There is a silver lining in this recessionary cloud, however, and that is costs are beginning to get back under control—land, construction labor and materials, and other services are quickly re-pricing themselves. This should lead, all other things equal, to—at once—a more profitable and lower cost business environment for all concerned. Long term, Las Vegas continued success will depend upon its ability to provide housing that its population can afford. Thankfully, Las Vegas employment growth is occurring at ever-higher income levels, but affordability remains a major challenge for all business, civic and governmental leaders. With a finite amount of land in the valley, it is inevitable that land prices will continue to rise quickly in real terms. Indeed, the imbalance of supply and demand may speed the current housing recovery. But long term, the residential real estate industry has a special challenge to behave as efficiently as possible in order to deliver housing at pricing that its customers, the citizens of Clark County, can afford.

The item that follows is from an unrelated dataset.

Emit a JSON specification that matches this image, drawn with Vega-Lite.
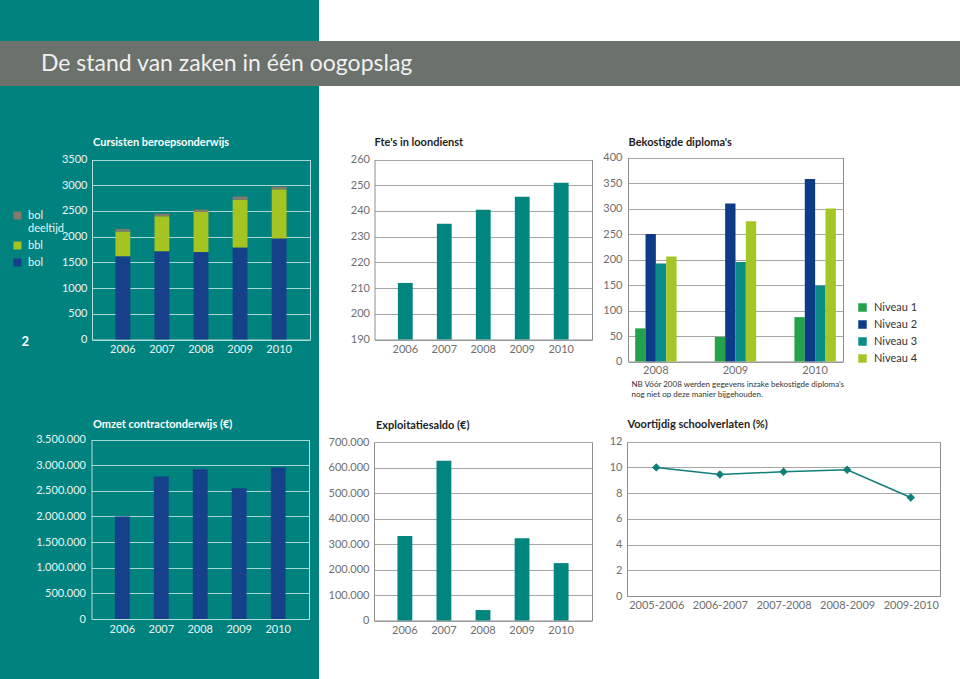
{
  "$schema": "https://vega.github.io/schema/vega-lite/v6.json",
  "background": "#ffffff",
  "padding": 0,
  "spacing": 0,
  "config": {
    "font": "Lato",
    "view": {"stroke": null},
    "concat": {"spacing": 0},
    "locale": {"number": {"decimal": ",", "thousands": ".", "grouping": [3], "currency": ["€ ", ""]}},
    "axis": {"ticks": false, "tickSize": 0, "labelFont": "Lato", "labelFontSize": 11, "titleFont": "Lato", "domainWidth": 1, "gridWidth": 1, "labelColor": "#6e6e6e", "domainColor": "#8e8e8e", "gridColor": "#a6a6a6"},
    "title": {"anchor": "start", "frame": "group", "offset": 0, "baseline": "alphabetic", "font": "Lato", "fontSize": 11, "fontWeight": "bold", "color": "#1e1e1e"},
    "legend": {"symbolType": "square", "symbolStrokeWidth": 0, "labelFont": "Lato", "labelFontSize": 11}
  },
  "datasets": {
    "cursisten": [
      {"jaar": "2006", "type": "bol", "aantal": 1620},
      {"jaar": "2006", "type": "bbl", "aantal": 480},
      {"jaar": "2006", "type": "bol deeltijd", "aantal": 50},
      {"jaar": "2007", "type": "bol", "aantal": 1715},
      {"jaar": "2007", "type": "bbl", "aantal": 680},
      {"jaar": "2007", "type": "bol deeltijd", "aantal": 50},
      {"jaar": "2008", "type": "bol", "aantal": 1700},
      {"jaar": "2008", "type": "bbl", "aantal": 780},
      {"jaar": "2008", "type": "bol deeltijd", "aantal": 45},
      {"jaar": "2009", "type": "bol", "aantal": 1790},
      {"jaar": "2009", "type": "bbl", "aantal": 925},
      {"jaar": "2009", "type": "bol deeltijd", "aantal": 65},
      {"jaar": "2010", "type": "bol", "aantal": 1965},
      {"jaar": "2010", "type": "bbl", "aantal": 955},
      {"jaar": "2010", "type": "bol deeltijd", "aantal": 50}
    ],
    "fte": [
      {"jaar": "2006", "fte": 212},
      {"jaar": "2007", "fte": 235},
      {"jaar": "2008", "fte": 240.5},
      {"jaar": "2009", "fte": 245.5},
      {"jaar": "2010", "fte": 251}
    ],
    "diplomas": [
      {"jaar": "2008", "niveau": "Niveau 1", "aantal": 65},
      {"jaar": "2008", "niveau": "Niveau 2", "aantal": 250},
      {"jaar": "2008", "niveau": "Niveau 3", "aantal": 192},
      {"jaar": "2008", "niveau": "Niveau 4", "aantal": 206},
      {"jaar": "2009", "niveau": "Niveau 1", "aantal": 48},
      {"jaar": "2009", "niveau": "Niveau 2", "aantal": 310},
      {"jaar": "2009", "niveau": "Niveau 3", "aantal": 195},
      {"jaar": "2009", "niveau": "Niveau 4", "aantal": 275},
      {"jaar": "2010", "niveau": "Niveau 1", "aantal": 87},
      {"jaar": "2010", "niveau": "Niveau 2", "aantal": 358},
      {"jaar": "2010", "niveau": "Niveau 3", "aantal": 149},
      {"jaar": "2010", "niveau": "Niveau 4", "aantal": 300}
    ],
    "omzet": [
      {"jaar": "2006", "omzet": 2000000},
      {"jaar": "2007", "omzet": 2780000},
      {"jaar": "2008", "omzet": 2920000},
      {"jaar": "2009", "omzet": 2550000},
      {"jaar": "2010", "omzet": 2955000}
    ],
    "explo": [
      {"jaar": "2006", "saldo": 331000},
      {"jaar": "2007", "saldo": 626000},
      {"jaar": "2008", "saldo": 41000},
      {"jaar": "2009", "saldo": 323000},
      {"jaar": "2010", "saldo": 225000}
    ],
    "voortijdig": [
      {"periode": "2005-2006", "pct": 10.0},
      {"periode": "2006-2007", "pct": 9.45},
      {"periode": "2007-2008", "pct": 9.66},
      {"periode": "2008-2009", "pct": 9.82},
      {"periode": "2009-2010", "pct": 7.66}
    ]
  },
  "vconcat": [
    {
      "width": 319, "height": 41,
      "data": {"values": []},
      "mark": "point",
      "view": {"fill": "#00827e", "stroke": null}
    },
    {
      "width": 960, "height": 45,
      "data": {"values": []},
      "mark": "point",
      "view": {"fill": "#6b716b", "stroke": null},
      "title": {"text": "De stand van zaken in één oogopslag", "dx": 41, "dy": 39, "fontSize": 23, "fontWeight": "normal", "color": "#f0f0f0"}
    },
    {
      "spacing": 0,
      "resolve": {"scale": {"color": "independent"}, "legend": {"color": "independent"}},
      "hconcat": [
        {
          "width": 319, "height": 314,
          "view": {"fill": "#00827e", "stroke": null},
          "data": {"name": "cursisten"},
          "transform": [{"calculate": "indexof(['bol','bbl','bol deeltijd'], datum.type)", "as": "volgorde"}],
          "title": {"text": "Cursisten beroepsonderwijs", "dx": 93, "dy": 65.5, "color": "#ffffff"},
          "encoding": {
            "x": {"field": "jaar", "type": "ordinal", "scale": {"range": [92, 310], "paddingInner": 0.62, "paddingOuter": 0.6},
                  "axis": {"title": null, "labelAngle": 0, "offset": -60.5, "labelPadding": 4, "labelColor": "#eaf5f4", "domainColor": "#b3dfdb"}}
          },
          "layer": [
            {
              "mark": {"type": "bar"},
              "encoding": {
                "y": {"field": "aantal", "type": "quantitative", "stack": "zero",
                      "scale": {"domain": [0, 3500], "range": [253.5, 73.5], "nice": false},
                      "axis": {"values": [0, 500, 1000, 1500, 2000, 2500, 3000, 3500], "format": "d", "offset": -92, "grid": true, "gridColor": "#a6d8d4", "domainColor": "#b3dfdb", "labelColor": "#eaf5f4", "labelPadding": 5,
                               "title": "2", "titleAngle": 0, "titleX": -71, "titleY": 259, "titleAlign": "left", "titleBaseline": "alphabetic", "titleColor": "#ffffff", "titleFontSize": 13, "titleFontWeight": "bold"}},
                "color": {"field": "type", "type": "nominal",
                          "scale": {"domain": ["bol deeltijd", "bbl", "bol"], "range": ["#857a6a", "#a5c421", "#16408a"]},
                          "legend": {"orient": "none", "legendX": 12, "legendY": 124, "title": null, "symbolSize": 64, "labelColor": "#eaf5f4", "labelOffset": 5, "rowPadding": 5,
                                     "labelExpr": "datum.label == 'bol deeltijd' ? ['bol', 'deeltijd'] : datum.label"}},
                "order": {"field": "volgorde", "type": "quantitative"}
              }
            },
            {
              "mark": {"type": "point", "opacity": 0},
              "encoding": {
                "y": {"datum": 0, "type": "quantitative", "axis": {"orient": "right", "offset": -9, "labels": false, "grid": false, "title": null, "domainColor": "#b3dfdb"}}
              }
            }
          ],
          "resolve": {"axis": {"y": "independent"}}
        },
        {
          "width": 281, "height": 314,
          "data": {"name": "fte"},
          "title": {"text": "Fte's in loondienst", "dx": 55.5, "dy": 65.5},
          "encoding": {
            "x": {"field": "jaar", "type": "ordinal", "scale": {"range": [55.5, 273], "paddingInner": 0.62, "paddingOuter": 0.6},
                  "axis": {"title": null, "labelAngle": 0, "offset": -60.5, "labelPadding": 4}}
          },
          "layer": [
            {
              "mark": {"type": "bar", "color": "#00857f"},
              "encoding": {
                "y": {"field": "fte", "type": "quantitative", "stack": null,
                      "scale": {"domain": [190, 260], "range": [253.5, 73.5], "nice": false, "zero": false},
                      "axis": {"values": [190, 200, 210, 220, 230, 240, 250, 260], "format": "d", "offset": -55.5, "grid": true, "labelPadding": 5, "title": null}},
                "y2": {"datum": 190}
              }
            },
            {
              "mark": {"type": "point", "opacity": 0},
              "encoding": {
                "y": {"datum": 200, "type": "quantitative", "axis": {"orient": "right", "offset": -8, "labels": false, "grid": false, "title": null}}
              }
            }
          ],
          "resolve": {"axis": {"y": "independent"}}
        },
        {
          "width": 360, "height": 314,
          "data": {"name": "diplomas"},
          "title": {"text": "Bekostigde diploma's", "dx": 28.5, "dy": 65.5},
          "encoding": {
            "x": {"field": "jaar", "type": "ordinal", "scale": {"range": [28, 243], "paddingInner": 0.48, "paddingOuter": 0.09},
                  "axis": {"labelAngle": 0, "offset": -38.5, "labelPadding": 3,
                           "title": ["NB Vóór 2008 werden gegevens inzake bekostigde diploma's", "nog niet op deze manier bijgehouden."],
                           "titleFontSize": 8, "titleFontWeight": "normal", "titleColor": "#333333", "titleX": 31, "titleY": 24.5, "titleAlign": "left", "titleAnchor": "start", "titleBaseline": "alphabetic", "titleLineHeight": 10.7}}
          },
          "layer": [
            {
              "mark": {"type": "bar"},
              "encoding": {
                "xOffset": {"field": "niveau", "type": "nominal", "scale": {"paddingInner": 0}},
                "y": {"field": "aantal", "type": "quantitative",
                      "scale": {"domain": [0, 400], "range": [275.5, 71.5], "nice": false},
                      "axis": {"values": [0, 50, 100, 150, 200, 250, 300, 350, 400], "format": "d", "offset": -28, "grid": true, "labelPadding": 6, "title": null}},
                "color": {"field": "niveau", "type": "nominal",
                          "scale": {"domain": ["Niveau 1", "Niveau 2", "Niveau 3", "Niveau 4"], "range": ["#23a24b", "#0e3b88", "#0a8c87", "#a6c626"]},
                          "legend": {"orient": "none", "legendX": 257, "legendY": 216, "title": null, "symbolSize": 72, "labelColor": "#333333", "labelOffset": 6, "rowPadding": 5}}
              }
            },
            {
              "mark": {"type": "point", "opacity": 0},
              "encoding": {
                "y": {"datum": 0, "type": "quantitative", "axis": {"orient": "right", "offset": -117, "labels": false, "grid": false, "title": null}}
              }
            }
          ],
          "resolve": {"axis": {"y": "independent"}}
        }
      ]
    },
    {
      "spacing": 0,
      "hconcat": [
        {
          "width": 319, "height": 279,
          "view": {"fill": "#00827e", "stroke": null},
          "data": {"name": "omzet"},
          "title": {"text": "Omzet contractonderwijs (€)", "dx": 93, "dy": 34, "color": "#ffffff"},
          "encoding": {
            "x": {"field": "jaar", "type": "ordinal", "scale": {"range": [91.5, 309], "paddingInner": 0.62, "paddingOuter": 0.6},
                  "axis": {"title": null, "labelAngle": 0, "offset": -60, "labelPadding": 4, "labelColor": "#eaf5f4", "domainColor": "#b3dfdb"}}
          },
          "layer": [
            {
              "mark": {"type": "bar", "color": "#16408a"},
              "encoding": {
                "y": {"field": "omzet", "type": "quantitative",
                      "scale": {"domain": [0, 3500000], "range": [219, 39.5], "nice": false},
                      "axis": {"values": [0, 500000, 1000000, 1500000, 2000000, 2500000, 3000000, 3500000], "format": ",d", "offset": -91.5, "grid": true, "gridColor": "#a6d8d4", "domainColor": "#b3dfdb", "labelColor": "#eaf5f4", "labelPadding": 6, "title": null}}
              }
            },
            {
              "mark": {"type": "point", "opacity": 0},
              "encoding": {
                "y": {"datum": 0, "type": "quantitative", "axis": {"orient": "right", "offset": -10, "labels": false, "grid": false, "title": null, "domainColor": "#b3dfdb"}}
              }
            }
          ],
          "resolve": {"axis": {"y": "independent"}}
        },
        {
          "width": 281, "height": 279,
          "data": {"name": "explo"},
          "title": {"text": "Exploitatiesaldo (€)", "dx": 57, "dy": 35},
          "encoding": {
            "x": {"field": "jaar", "type": "ordinal", "scale": {"range": [55, 273], "paddingInner": 0.62, "paddingOuter": 0.6},
                  "axis": {"title": null, "labelAngle": 0, "offset": -58.5, "labelPadding": 4}}
          },
          "layer": [
            {
              "mark": {"type": "bar", "color": "#00857f"},
              "encoding": {
                "y": {"field": "saldo", "type": "quantitative",
                      "scale": {"domain": [0, 700000], "range": [220.5, 42], "nice": false},
                      "axis": {"values": [0, 100000, 200000, 300000, 400000, 500000, 600000, 700000], "format": ",d", "offset": -55, "grid": true, "labelPadding": 5, "title": null}}
              }
            },
            {
              "mark": {"type": "point", "opacity": 0},
              "encoding": {
                "y": {"datum": 0, "type": "quantitative", "axis": {"orient": "right", "offset": -8, "labels": false, "grid": false, "title": null}}
              }
            }
          ],
          "resolve": {"axis": {"y": "independent"}}
        },
        {
          "width": 360, "height": 279,
          "data": {"name": "voortijdig"},
          "title": {"text": "Voortijdig schoolverlaten (%)", "dx": 27.5, "dy": 34},
          "encoding": {
            "x": {"field": "periode", "type": "ordinal", "scale": {"type": "point", "range": [27, 340], "padding": 0.46},
                  "axis": {"title": null, "labelAngle": 0, "offset": -83, "labelPadding": 3}}
          },
          "layer": [
            {
              "mark": {"type": "line", "color": "#0f7f7b", "strokeWidth": 1.5,
                       "point": {"shape": "diamond", "filled": true, "size": 70, "color": "#0f7f7b"}},
              "encoding": {
                "y": {"field": "pct", "type": "quantitative",
                      "scale": {"domain": [0, 12], "range": [196, 41.7], "nice": false},
                      "axis": {"values": [0, 2, 4, 6, 8, 10, 12], "format": "d", "offset": -27, "grid": true, "labelPadding": 5, "title": null}}
              }
            },
            {
              "mark": {"type": "point", "opacity": 0},
              "encoding": {
                "y": {"datum": 0, "type": "quantitative", "axis": {"orient": "right", "offset": -20, "labels": false, "grid": false, "title": null}}
              }
            }
          ],
          "resolve": {"axis": {"y": "independent"}}
        }
      ]
    }
  ]
}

My love affair with the Las Vegas residential real estate markets continue. True, as in any romance, we have hit a rough spot. But, once we work through it, we will be better for it—smarter and stronger and more committed to our position here.


Jim Noteware, principal of Houston-based Noteware Development, specializes in infill projects in rapidly growing urban areas. In addition to Brickwater Condominiums in Las Vegas, the company is developing Sevilla in the Moon Valley area of Phoenix and The Jamestown adjacent to Candlestick Park in San Francisco.

Comments

A quote from a news article about Las Vegas prices, written almost a year ago.

""Builders are aware of the inventory amount we have and the problems we have moving it," Murphy said. "They don't drop prices and say, 'Let's start another 500 homes.' They'll want to hold off on starts while they get rid of what they've got.

"The market will take care of itself. We're probably at the peak of inventory. It's just going to take six months to run through it and get back to levels builders feel good about."

Murphy predicts that by the end of 2006, the market will see significant declines in inventory. And 2007 will bring even bigger reductions in housing availability.

"If you want to define 10,000 (resales on the Multiple Listing Service) as normal, then I think we'll be there 12 months from now," Murphy said.

Rheinberger agreed with Murphy's forecast.

"I really believe this (inventory) is a short-term phenomenon. I believe we have peaked," she said. "I believe there are some short-term opportunities if you're a buyer. All our indicators point to inventory levels going down in two to three months, even as demand doesn't go down."

Local real estate brokers and agents say they're already noticing signs of a reviving market."